Set task =>
Identify every line in the records below that contains the word "chart", and reproduce each one.

Provided records =>
══════

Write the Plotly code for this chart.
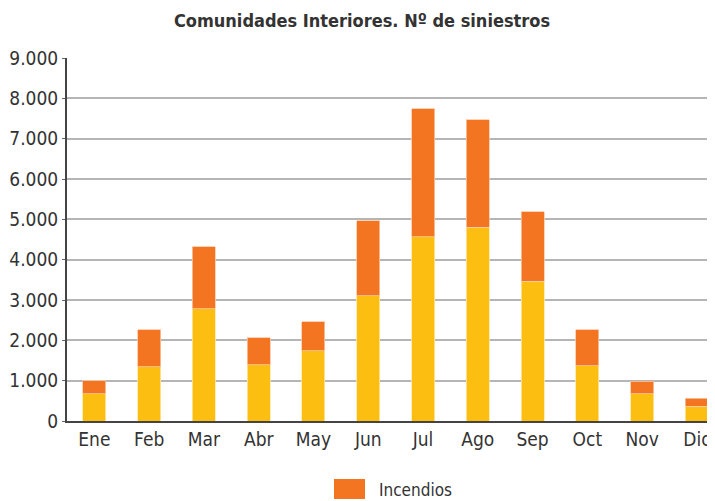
import plotly.graph_objects as go

months = ["Ene", "Feb", "Mar", "Abr", "May", "Jun", "Jul", "Ago", "Sep", "Oct", "Nov", "Dic"]
conatos = [670, 1340, 2780, 1390, 1740, 3100, 4570, 4810, 3470, 1370, 670, 370]
totales = [1000, 2260, 4320, 2060, 2460, 4960, 7740, 7470, 5190, 2260, 990, 570]
incendios = [t - c for t, c in zip(totales, conatos)]

FONT = "DejaVu Sans Condensed, Liberation Sans Narrow, sans-serif"
TXT = "#333333"
YELLOW = "#FDBE12"
ORANGE = "#F47521"

fig = go.Figure()
fig.add_trace(go.Bar(x=months, y=conatos, name="Conatos", marker_color=YELLOW,
                     marker_line=dict(color="#FFE9A8", width=0.8), showlegend=False, width=0.42))
fig.add_trace(go.Bar(x=months, y=incendios, name="Incendios", marker_color=ORANGE,
                     marker_line=dict(color="#FBC7A6", width=0.8), showlegend=False, width=0.42))

# page body has an 8px margin, so the figure is 8px smaller than the window
OFF = 8
W, H = 715 - OFF, 501 - OFF
L, R, T, B = 67 - OFF, 0, 58 - OFF, 501 - 421
pw, ph = W - L - R, H - T - B

def sx(px):  # screen px -> paper x
    return (px - OFF - L) / pw

def sy(py):  # screen px -> paper y
    return (H - B - (py - OFF)) / ph

# custom legend (large swatch as in the reference)
fig.add_shape(type="rect", xref="paper", yref="paper",
              x0=sx(334), x1=sx(365), y0=sy(499), y1=sy(479),
              fillcolor=ORANGE, line=dict(width=0))
fig.add_annotation(text="Incendios", xref="paper", yref="paper",
                   x=sx(377), y=sy(490), xanchor="left", yanchor="middle",
                   showarrow=False, font=dict(family=FONT, size=17, color=TXT))

fig.update_layout(
    barmode="stack",
    width=W, height=H,
    margin=dict(l=L, r=R, t=T, b=B),
    paper_bgcolor="white", plot_bgcolor="white",
    separators=",.",
    font=dict(family=FONT, size=19, color=TXT),
    title=dict(text="<b>Comunidades Interiores. Nº de siniestros</b>", x=(362 - OFF) / W, xanchor="center",
               y=1 - (21 - OFF) / H, yanchor="middle", yref="container",
               font=dict(family=FONT, size=18, color=TXT)),
    showlegend=False,
)
fig.update_xaxes(range=[-0.5, 11.33], showline=True, linecolor="#444444", linewidth=2,
                 ticks="", automargin=False, tickfont=dict(family=FONT, size=19, color=TXT))
fig.update_yaxes(range=[0, 9000], dtick=1000, tickformat=",d", showline=True, linecolor="#444444",
                 linewidth=2, showgrid=True, gridcolor="#b5b5b5", gridwidth=1.5,
                 ticks="outside", ticklen=3, tickcolor="#666666", zeroline=False, automargin=False,
                 tickfont=dict(family=FONT, size=19, color=TXT))

fig.write_html("out.html")
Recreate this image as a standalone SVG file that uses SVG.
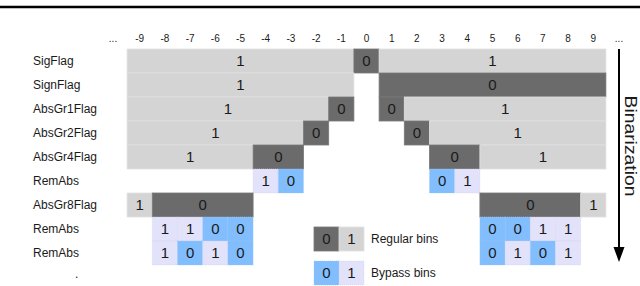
<svg xmlns="http://www.w3.org/2000/svg" width="640" height="286" viewBox="0 0 640 286">
<style>
text{font-family:"Liberation Sans",Arial,sans-serif;fill:#1a1a1a}
.lbl{font-size:12px}
.hdr{font-size:10px;text-anchor:middle}
.d{font-size:15px;text-anchor:middle}
.lg{fill:#d4d4d4;stroke:#e0e0e0;stroke-width:0.8}
.dk{fill:#6b6b6b;stroke:#787878;stroke-width:0.8}
.bl{fill:#82befe;stroke:#95c8fe;stroke-width:0.6;stroke-dasharray:1 1}
.lv{fill:#e2e2fa;stroke:#d4d4f0;stroke-width:0.6;stroke-dasharray:1 1}
.big{font-size:17px;text-anchor:middle}
</style>
<rect width="640" height="286" fill="#fff"/>
<line x1="0" y1="7" x2="640" y2="7" stroke="#000" stroke-width="2.3"/>

<g id="header">
<text class="hdr" x="113" y="42">...</text>
<text class="hdr" x="139.7" y="42">-9</text>
<text class="hdr" x="164.9" y="42">-8</text>
<text class="hdr" x="190.1" y="42">-7</text>
<text class="hdr" x="215.3" y="42">-6</text>
<text class="hdr" x="240.5" y="42">-5</text>
<text class="hdr" x="265.7" y="42">-4</text>
<text class="hdr" x="290.9" y="42">-3</text>
<text class="hdr" x="316.1" y="42">-2</text>
<text class="hdr" x="341.3" y="42">-1</text>
<text class="hdr" x="366.5" y="42">0</text>
<text class="hdr" x="391.7" y="42">1</text>
<text class="hdr" x="416.9" y="42">2</text>
<text class="hdr" x="442.1" y="42">3</text>
<text class="hdr" x="467.3" y="42">4</text>
<text class="hdr" x="492.5" y="42">5</text>
<text class="hdr" x="517.7" y="42">6</text>
<text class="hdr" x="542.9" y="42">7</text>
<text class="hdr" x="568.1" y="42">8</text>
<text class="hdr" x="593.3" y="42">9</text>
<text class="hdr" x="619" y="42">...</text>
</g>

<g id="row-sigflag" transform="translate(0,49)">
<text class="lbl" x="33" y="16.3">SigFlag</text>
<rect class="lg" x="127.1" y="0" width="226.8" height="24"/><text class="d" x="240.5" y="17.3">1</text>
<rect class="dk" x="353.9" y="0" width="25.2" height="24"/><text class="d" x="366.5" y="17.3">0</text>
<rect class="lg" x="379.1" y="0" width="226.8" height="24"/><text class="d" x="492.5" y="17.3">1</text>
</g>

<g id="row-signflag" transform="translate(0,73)">
<text class="lbl" x="33" y="16.3">SignFlag</text>
<rect class="lg" x="127.1" y="0" width="226.8" height="24"/><text class="d" x="240.5" y="17.3">1</text>
<rect class="dk" x="379.1" y="0" width="226.8" height="24"/><text class="d" x="492.5" y="17.3">0</text>
</g>

<g id="row-absgr1flag" transform="translate(0,97)">
<text class="lbl" x="33" y="16.3">AbsGr1Flag</text>
<rect class="lg" x="127.1" y="0" width="201.6" height="24"/><text class="d" x="227.9" y="17.3">1</text>
<rect class="dk" x="328.7" y="0" width="25.2" height="24"/><text class="d" x="341.3" y="17.3">0</text>
<rect class="dk" x="379.1" y="0" width="25.2" height="24"/><text class="d" x="391.7" y="17.3">0</text>
<rect class="lg" x="404.3" y="0" width="201.6" height="24"/><text class="d" x="505.1" y="17.3">1</text>
</g>

<g id="row-absgr2flag" transform="translate(0,121)">
<text class="lbl" x="33" y="16.3">AbsGr2Flag</text>
<rect class="lg" x="127.1" y="0" width="176.4" height="24"/><text class="d" x="215.3" y="17.3">1</text>
<rect class="dk" x="303.5" y="0" width="25.2" height="24"/><text class="d" x="316.1" y="17.3">0</text>
<rect class="dk" x="404.3" y="0" width="25.2" height="24"/><text class="d" x="416.9" y="17.3">0</text>
<rect class="lg" x="429.5" y="0" width="176.4" height="24"/><text class="d" x="517.7" y="17.3">1</text>
</g>

<g id="row-absgr4flag" transform="translate(0,145)">
<text class="lbl" x="33" y="16.3">AbsGr4Flag</text>
<rect class="lg" x="127.1" y="0" width="126" height="24"/><text class="d" x="190.1" y="17.3">1</text>
<rect class="dk" x="253.1" y="0" width="50.4" height="24"/><text class="d" x="278.3" y="17.3">0</text>
<rect class="dk" x="429.5" y="0" width="50.4" height="24"/><text class="d" x="454.7" y="17.3">0</text>
<rect class="lg" x="479.9" y="0" width="126" height="24"/><text class="d" x="542.9" y="17.3">1</text>
</g>

<g id="row-remabs1" transform="translate(0,169)">
<text class="lbl" x="33" y="16.3">RemAbs</text>
<rect class="lv" x="253.1" y="0" width="25.2" height="24"/><text class="d" x="265.7" y="17.3">1</text>
<rect class="bl" x="278.3" y="0" width="25.2" height="24"/><text class="d" x="290.9" y="17.3">0</text>
<rect class="bl" x="429.5" y="0" width="25.2" height="24"/><text class="d" x="442.1" y="17.3">0</text>
<rect class="lv" x="454.7" y="0" width="25.2" height="24"/><text class="d" x="467.3" y="17.3">1</text>
</g>

<g id="row-absgr8flag" transform="translate(0,193)">
<text class="lbl" x="33" y="16.3">AbsGr8Flag</text>
<rect class="lg" x="127.1" y="0" width="25.2" height="24"/><text class="d" x="139.7" y="17.3">1</text>
<rect class="dk" x="152.3" y="0" width="100.8" height="24"/><text class="d" x="202.7" y="17.3">0</text>
<rect class="dk" x="479.9" y="0" width="100.8" height="24"/><text class="d" x="530.3" y="17.3">0</text>
<rect class="lg" x="580.7" y="0" width="25.2" height="24"/><text class="d" x="593.3" y="17.3">1</text>
</g>

<g id="row-remabs2" transform="translate(0,217)">
<text class="lbl" x="33" y="16.3">RemAbs</text>
<rect class="lv" x="152.3" y="0" width="25.2" height="24"/><text class="d" x="164.9" y="17.3">1</text>
<rect class="lv" x="177.5" y="0" width="25.2" height="24"/><text class="d" x="190.1" y="17.3">1</text>
<rect class="bl" x="202.7" y="0" width="25.2" height="24"/><text class="d" x="215.3" y="17.3">0</text>
<rect class="bl" x="227.9" y="0" width="25.2" height="24"/><text class="d" x="240.5" y="17.3">0</text>
<rect class="bl" x="479.9" y="0" width="25.2" height="24"/><text class="d" x="492.5" y="17.3">0</text>
<rect class="bl" x="505.1" y="0" width="25.2" height="24"/><text class="d" x="517.7" y="17.3">0</text>
<rect class="lv" x="530.3" y="0" width="25.2" height="24"/><text class="d" x="542.9" y="17.3">1</text>
<rect class="lv" x="555.5" y="0" width="25.2" height="24"/><text class="d" x="568.1" y="17.3">1</text>
</g>

<g id="row-remabs3" transform="translate(0,241)">
<text class="lbl" x="33" y="16.3">RemAbs</text>
<rect class="lv" x="152.3" y="0" width="25.2" height="24"/><text class="d" x="164.9" y="17.3">1</text>
<rect class="bl" x="177.5" y="0" width="25.2" height="24"/><text class="d" x="190.1" y="17.3">0</text>
<rect class="lv" x="202.7" y="0" width="25.2" height="24"/><text class="d" x="215.3" y="17.3">1</text>
<rect class="bl" x="227.9" y="0" width="25.2" height="24"/><text class="d" x="240.5" y="17.3">0</text>
<rect class="bl" x="479.9" y="0" width="25.2" height="24"/><text class="d" x="492.5" y="17.3">0</text>
<rect class="lv" x="505.1" y="0" width="25.2" height="24"/><text class="d" x="517.7" y="17.3">1</text>
<rect class="bl" x="530.3" y="0" width="25.2" height="24"/><text class="d" x="542.9" y="17.3">0</text>
<rect class="lv" x="555.5" y="0" width="25.2" height="24"/><text class="d" x="568.1" y="17.3">1</text>
</g>

<text class="lbl" x="75" y="278">.</text>

<g id="legend-regular" transform="translate(0,227)">
<rect class="dk" x="314" y="0" width="25" height="24"/><text class="d" x="326.5" y="17.3">0</text>
<rect class="lg" x="339" y="0" width="25" height="24"/><text class="d" x="351.5" y="17.3">1</text>
<text class="lbl" x="371" y="16.3">Regular bins</text>
</g>

<g id="legend-bypass" transform="translate(0,261)">
<rect class="bl" x="314" y="0" width="25" height="24"/><text class="d" x="326.5" y="17.3">0</text>
<rect class="lv" x="339" y="0" width="25" height="24"/><text class="d" x="351.5" y="17.3">1</text>
<text class="lbl" x="371" y="16.3">Bypass bins</text>
</g>

<g id="connectors">
<line x1="619" y1="49" x2="619" y2="250" stroke="#000" stroke-width="2"/>
<polygon points="613.5,247 624.5,247 619,262" fill="#000"/>
</g>
<g id="binarization-label">
<text class="big" transform="translate(625,146) rotate(90)" textLength="101" lengthAdjust="spacingAndGlyphs">Binarization</text>
</g>
</svg>
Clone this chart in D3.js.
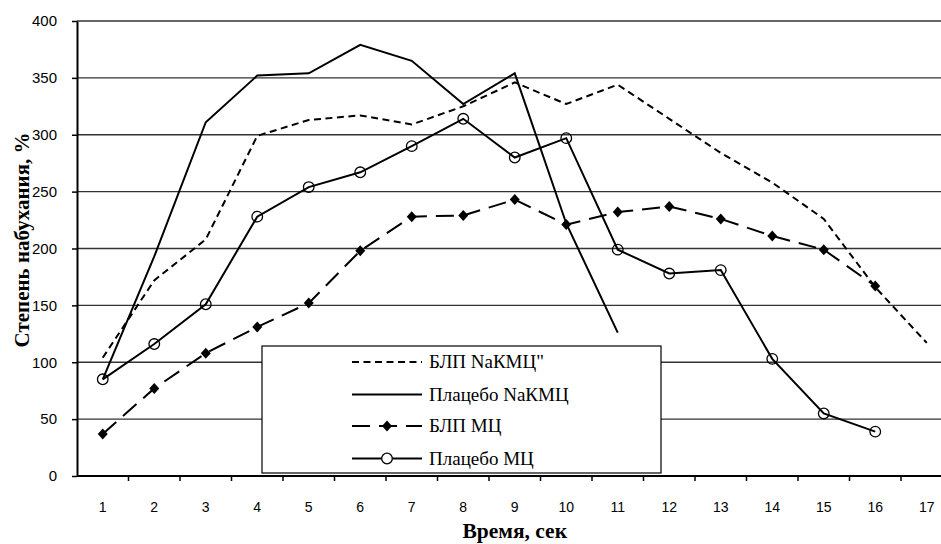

══════

Answer to the task =>
Write the Plotly code for this chart.
Clone this chart in D3.js.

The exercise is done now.